_What this task involves_
Only the lines from the start of the data to the line containing "from matplotlib.patches import Polygon", both included, should be output, exactly and without pictures.

_Stored data_
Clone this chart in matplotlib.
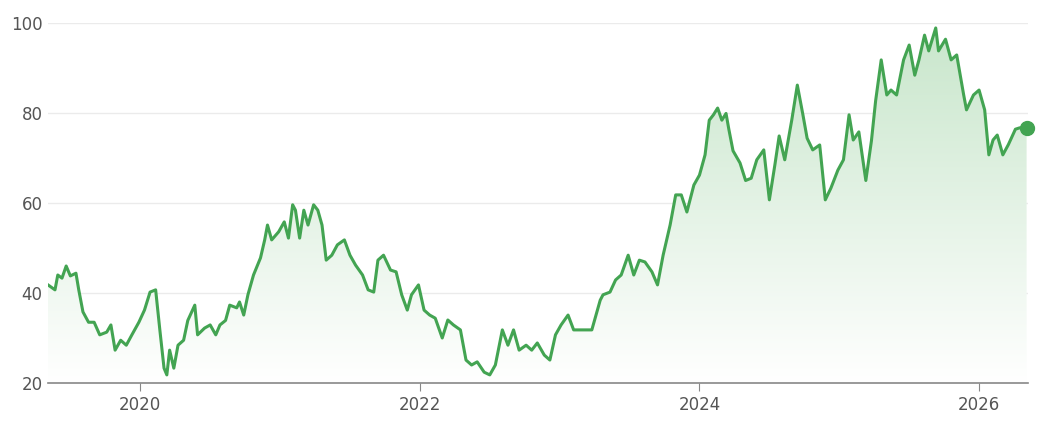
import numpy as np
import matplotlib.pyplot as plt
from matplotlib.patches import Polygon

# date as fractional year, price value
years = [2019.34, 2019.39, 2019.41, 2019.44, 2019.47, 2019.50, 2019.54, 2019.56, 2019.59, 2019.63,
         2019.67, 2019.71, 2019.76, 2019.79, 2019.82, 2019.86, 2019.90, 2019.94, 2019.99, 2020.03,
         2020.07, 2020.11, 2020.14, 2020.17, 2020.19, 2020.21, 2020.24, 2020.27, 2020.31, 2020.34,
         2020.39, 2020.41, 2020.46, 2020.50, 2020.54, 2020.57, 2020.61, 2020.64, 2020.69, 2020.71,
         2020.74, 2020.77, 2020.81, 2020.86, 2020.89, 2020.91, 2020.94, 2020.99, 2021.03, 2021.06,
         2021.09, 2021.11, 2021.14, 2021.17, 2021.20, 2021.24, 2021.27, 2021.30, 2021.33, 2021.37,
         2021.41, 2021.46, 2021.50, 2021.54, 2021.59, 2021.63, 2021.67, 2021.70, 2021.74, 2021.79,
         2021.83, 2021.87, 2021.91, 2021.94, 2021.99, 2022.03, 2022.07, 2022.11, 2022.16, 2022.20,
         2022.24, 2022.29, 2022.33, 2022.37, 2022.41, 2022.46, 2022.50, 2022.54, 2022.59, 2022.63,
         2022.67, 2022.71, 2022.76, 2022.80, 2022.84, 2022.89, 2022.93, 2022.97, 2023.01, 2023.06,
         2023.10, 2023.14, 2023.19, 2023.23, 2023.29, 2023.31, 2023.36, 2023.40, 2023.44, 2023.49,
         2023.53, 2023.57, 2023.61, 2023.66, 2023.70, 2023.74, 2023.79, 2023.83, 2023.87, 2023.91,
         2023.96, 2024.00, 2024.04, 2024.07, 2024.10, 2024.13, 2024.16, 2024.19, 2024.21, 2024.24,
         2024.29, 2024.33, 2024.37, 2024.41, 2024.46, 2024.50, 2024.54, 2024.57, 2024.61, 2024.66,
         2024.70, 2024.74, 2024.77, 2024.81, 2024.86, 2024.90, 2024.94, 2024.99, 2025.03, 2025.07,
         2025.10, 2025.14, 2025.19, 2025.23, 2025.26, 2025.30, 2025.34, 2025.37, 2025.41, 2025.46,
         2025.50, 2025.54, 2025.57, 2025.61, 2025.64, 2025.69, 2025.71, 2025.76, 2025.80, 2025.84,
         2025.89, 2025.91, 2025.96, 2026.00, 2026.04, 2026.07, 2026.10, 2026.13, 2026.17, 2026.21,
         2026.26, 2026.29, 2026.34]
values = [41.8, 40.7, 44.0, 43.3, 46.0, 43.8, 44.4, 40.7, 35.8, 33.5,
          33.5, 30.7, 31.3, 32.9, 27.3, 29.5, 28.4, 30.7, 33.5, 36.2,
          40.2, 40.7, 31.8, 23.3, 21.8, 27.3, 23.3, 28.4, 29.5, 33.9,
          37.3, 30.7, 32.2, 32.9, 30.7, 32.9, 33.9, 37.3, 36.7, 38.0,
          35.1, 39.6, 44.0, 47.8, 51.8, 55.1, 51.8, 53.6, 55.8, 52.2,
          59.6, 58.4, 52.2, 58.4, 55.1, 59.6, 58.4, 55.1, 47.3, 48.4,
          50.7, 51.8, 48.4, 46.2, 44.0, 40.7, 40.2, 47.3, 48.4, 45.1,
          44.7, 39.6, 36.2, 39.6, 41.8, 36.2, 35.1, 34.4, 30.0, 34.0,
          32.9, 31.8, 25.1, 24.0, 24.7, 22.4, 21.8, 24.0, 31.8, 28.4,
          31.8, 27.3, 28.4, 27.3, 28.9, 26.2, 25.1, 30.7, 32.9, 35.1,
          31.8, 31.8, 31.8, 31.8, 38.4, 39.6, 40.2, 42.9, 44.0, 48.4,
          44.0, 47.3, 46.9, 44.7, 41.8, 48.4, 55.1, 61.8, 61.8, 58.0,
          64.0, 66.2, 70.7, 78.4, 79.6, 81.1, 78.4, 79.9, 76.4, 71.6,
          68.9, 65.0, 65.5, 69.6, 71.8, 60.7, 68.6, 74.9, 69.6, 78.4,
          86.2, 79.6, 74.4, 71.8, 72.9, 60.7, 63.3, 67.3, 69.6, 79.6,
          74.0, 75.8, 65.0, 73.8, 82.7, 91.8, 84.0, 85.1, 84.0, 91.8,
          95.1, 88.4, 91.8, 97.3, 93.8, 98.9, 93.8, 96.4, 91.8, 92.9,
          84.0, 80.7, 84.0, 85.1, 80.7, 70.7, 74.0, 75.1, 70.7, 73.0,
          76.4, 76.7, 76.7]

green = "#43a452"

fig = plt.figure(figsize=(10.4, 4.26), dpi=100)
ax = fig.add_axes([48 / 1040, 43 / 426, 980 / 1040, 360 / 426])
ax.set_xlim(years[0], years[-1] + 0.01)
ax.set_ylim(20, 100)

# gradient fill under the line
grad = np.linspace(0, 1, 256).reshape(-1, 1)
cmap = plt.matplotlib.colors.LinearSegmentedColormap.from_list("g", ["#ffffff", "#c8e6cb"])
im = ax.imshow(grad, extent=[years[0], years[-1], 20, 100], origin="lower",
               aspect="auto", cmap=cmap, zorder=1)
poly = Polygon(list(zip(years, values)) + [(years[-1], 20), (years[0], 20)],
               closed=True, transform=ax.transData, facecolor="none", edgecolor="none")
ax.add_patch(poly)
im.set_clip_path(poly)

ax.plot(years, values, color=green, lw=2.2, zorder=3, solid_joinstyle="round")
ax.plot(years[-1], values[-1], "o", color=green, ms=10, zorder=4, clip_on=False)

ax.set_yticks([20, 40, 60, 80, 100])
ax.set_xticks([2020, 2022, 2024, 2026])
ax.set_xticklabels(["2020", "2022", "2024", "2026"])
ax.grid(axis="y", color="#ebebeb", lw=1)
ax.set_axisbelow(True)
for s in ["top", "right", "left"]:
    ax.spines[s].set_visible(False)
ax.spines["bottom"].set_color("#888888")
ax.spines["bottom"].set_linewidth(1.2)
ax.tick_params(axis="y", length=0, pad=4, labelsize=12, labelcolor="#555555")
ax.tick_params(axis="x", length=6, color="#888888", labelsize=12, labelcolor="#555555")

fig.savefig("out.png")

_Exercise answer_
Clone this chart in matplotlib.
import numpy as np
import matplotlib.pyplot as plt
from matplotlib.patches import Polygon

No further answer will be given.